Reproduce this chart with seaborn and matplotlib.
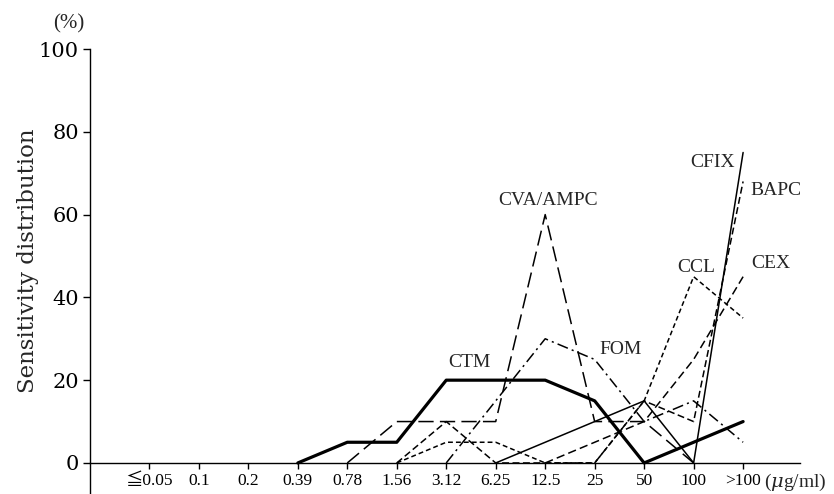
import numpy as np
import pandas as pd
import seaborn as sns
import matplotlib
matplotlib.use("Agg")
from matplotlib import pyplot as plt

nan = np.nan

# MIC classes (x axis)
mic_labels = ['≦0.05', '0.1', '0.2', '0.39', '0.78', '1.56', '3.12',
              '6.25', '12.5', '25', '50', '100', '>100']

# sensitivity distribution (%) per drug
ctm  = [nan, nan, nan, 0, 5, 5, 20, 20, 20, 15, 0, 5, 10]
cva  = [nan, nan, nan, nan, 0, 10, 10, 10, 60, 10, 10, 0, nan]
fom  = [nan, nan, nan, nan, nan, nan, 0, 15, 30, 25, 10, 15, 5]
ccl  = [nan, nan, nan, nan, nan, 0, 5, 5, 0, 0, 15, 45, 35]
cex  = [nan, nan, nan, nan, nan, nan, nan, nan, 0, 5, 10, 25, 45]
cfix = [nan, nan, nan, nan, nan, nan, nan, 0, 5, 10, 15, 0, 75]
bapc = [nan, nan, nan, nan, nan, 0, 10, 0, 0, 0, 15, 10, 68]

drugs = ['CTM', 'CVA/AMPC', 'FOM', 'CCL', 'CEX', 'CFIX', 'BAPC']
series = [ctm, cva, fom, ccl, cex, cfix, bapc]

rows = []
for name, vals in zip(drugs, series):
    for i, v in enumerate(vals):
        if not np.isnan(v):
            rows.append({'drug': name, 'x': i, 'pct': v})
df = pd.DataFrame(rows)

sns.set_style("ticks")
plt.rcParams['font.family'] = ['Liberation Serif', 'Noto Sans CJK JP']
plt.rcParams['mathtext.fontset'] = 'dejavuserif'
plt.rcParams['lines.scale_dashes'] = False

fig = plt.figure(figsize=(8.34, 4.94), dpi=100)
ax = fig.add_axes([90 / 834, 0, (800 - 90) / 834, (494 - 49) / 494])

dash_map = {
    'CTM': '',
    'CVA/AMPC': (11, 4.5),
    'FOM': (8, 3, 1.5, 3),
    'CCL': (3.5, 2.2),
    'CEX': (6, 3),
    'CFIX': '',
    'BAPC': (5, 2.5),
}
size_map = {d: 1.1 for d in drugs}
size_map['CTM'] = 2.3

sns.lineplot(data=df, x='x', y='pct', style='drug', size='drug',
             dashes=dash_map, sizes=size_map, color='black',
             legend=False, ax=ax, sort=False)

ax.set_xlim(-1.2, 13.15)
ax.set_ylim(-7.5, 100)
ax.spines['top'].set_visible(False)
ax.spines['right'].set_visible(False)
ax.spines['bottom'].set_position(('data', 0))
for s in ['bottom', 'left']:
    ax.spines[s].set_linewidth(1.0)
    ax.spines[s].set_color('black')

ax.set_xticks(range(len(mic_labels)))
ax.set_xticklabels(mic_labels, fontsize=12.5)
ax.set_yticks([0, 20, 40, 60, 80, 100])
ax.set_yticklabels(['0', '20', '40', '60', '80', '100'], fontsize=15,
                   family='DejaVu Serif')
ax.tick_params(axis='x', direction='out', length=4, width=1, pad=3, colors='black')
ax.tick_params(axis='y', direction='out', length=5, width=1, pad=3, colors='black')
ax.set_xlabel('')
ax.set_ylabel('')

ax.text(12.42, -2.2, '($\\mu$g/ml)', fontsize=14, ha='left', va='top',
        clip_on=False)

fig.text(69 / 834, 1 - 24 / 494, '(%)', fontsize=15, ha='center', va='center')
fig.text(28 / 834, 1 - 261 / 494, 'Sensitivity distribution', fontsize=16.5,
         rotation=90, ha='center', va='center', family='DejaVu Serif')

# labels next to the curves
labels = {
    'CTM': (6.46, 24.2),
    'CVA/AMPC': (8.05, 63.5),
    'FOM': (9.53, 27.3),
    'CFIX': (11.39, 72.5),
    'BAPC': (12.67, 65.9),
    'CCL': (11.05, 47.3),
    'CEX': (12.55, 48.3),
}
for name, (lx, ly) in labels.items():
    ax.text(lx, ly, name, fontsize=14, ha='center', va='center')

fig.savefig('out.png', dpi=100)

---

Return every line above in which the string "seaborn" occurs.

Reproduce this chart with seaborn and matplotlib.
import seaborn as sns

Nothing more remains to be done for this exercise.